Question on completing proof separability in metric space implies countability

Question

Let $X$ be a metric space. I want to show that: $X$ separable $\Rightarrow X$ second countable.

What I have been able to show thus far:

Let $Y$ be the countable dense subset in $X$.

I have shown for any $x \in X$ and corresponding neighbourhood $N_{x}$ that there exists $y \in Y$ so that $B_{\frac{1}{n}}(y)\subseteq N_{x}$

My question: I do not know whether I am on the right track... I still need to show that some kind of collection $\bigcup_{U \in C}U=N_{x}$ but I am unsure on how to construct it. I do not see how the fact that $B_{\frac{1}{n}}(y)\subseteq N_{x}$ can help.

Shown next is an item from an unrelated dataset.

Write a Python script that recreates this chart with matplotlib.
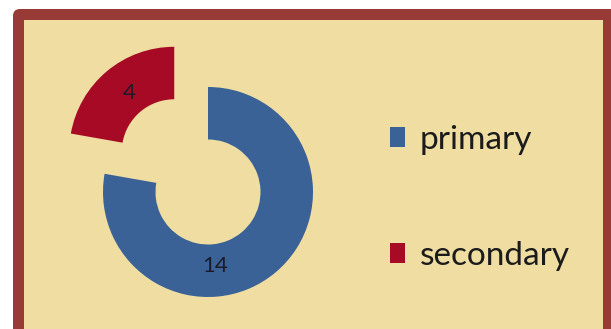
import matplotlib
matplotlib.use("Agg")
import matplotlib.pyplot as plt
from matplotlib.patches import FancyBboxPatch, Rectangle
from matplotlib.transforms import IdentityTransform

categories = ["primary", "secondary"]
values = [14, 4]
colors = ["#3A6297", "#A60A24"]
label_text = ["14", "4"]

plt.rcParams['font.family'] = ['Lato', 'DejaVu Sans']

W, H = 611, 329
fig = plt.figure(figsize=(W / 100, H / 100), dpi=100)
fig.patch.set_facecolor("white")

# frame
frame = FancyBboxPatch((13, -30), 640, H - 9 + 30, boxstyle="round,pad=0,rounding_size=7",
                       transform=IdentityTransform(), facecolor="#983A36", edgecolor="none",
                       zorder=-2)
fig.patches.append(frame)
inner = Rectangle((24, -10), 603 - 24, H - 20 + 10, transform=IdentityTransform(),
                  facecolor="#EFDDA1", edgecolor="none", zorder=-1)
fig.patches.append(inner)

ax = fig.add_axes([0, 0, 1, 1])
ax.set_zorder(1)
ax.patch.set_alpha(0)
cx, cy, R = 208, 192, 105
wedges, _ = ax.pie(values, colors=colors, startangle=90, counterclock=False,
                   explode=[0, 0.5], radius=1,
                   wedgeprops=dict(width=0.5, edgecolor="none"))
ax.set_xlim(-cx / R, (W - cx) / R)
ax.set_ylim(-(H - cy) / R, cy / R)
ax.set_aspect("auto")
ax.axis("off")

label_pos = [(0.071, -0.705), (-0.748, 0.943)]
for (x, y), t in zip(label_pos, label_text):
    ax.text(x, y, t, ha="center", va="center", fontsize=16, color="#1B1B2A")

leg = ax.legend(wedges, categories, loc="upper left",
                bbox_to_anchor=(390 / W, 1 - 125 / H), bbox_transform=fig.transFigure,
                frameon=False, fontsize=24, handlelength=0.45, handleheight=0.57,
                handletextpad=0.45, labelspacing=2.57, borderpad=0, borderaxespad=0)
for t in leg.get_texts():
    t.set_color("#1B1B1B")

fig.savefig("out.png", dpi=100)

Any help is greatly appreciated.

Answer 1

Let $\{x_i\}_{i\in\mathbb N}$ a dense subset. Then $$\mathcal B=\{B_r(x_i)\mid r\in\mathbb Q, i\in\mathbb N\},$$ is a countable basis of topology. Indeed, let $O$ an open set. Then, for all $x\in O$ there is $r_x>0$ s.t. $B_{r_x}(x)\subset O$. Let $x_i\in B_{r_x}(x)$. You can easily find $\delta _x\in \mathbb Q$ s.t. $B_{\delta _x}(x_i)\subset B_{r_x}(x)\subset O$ and conclude the proof.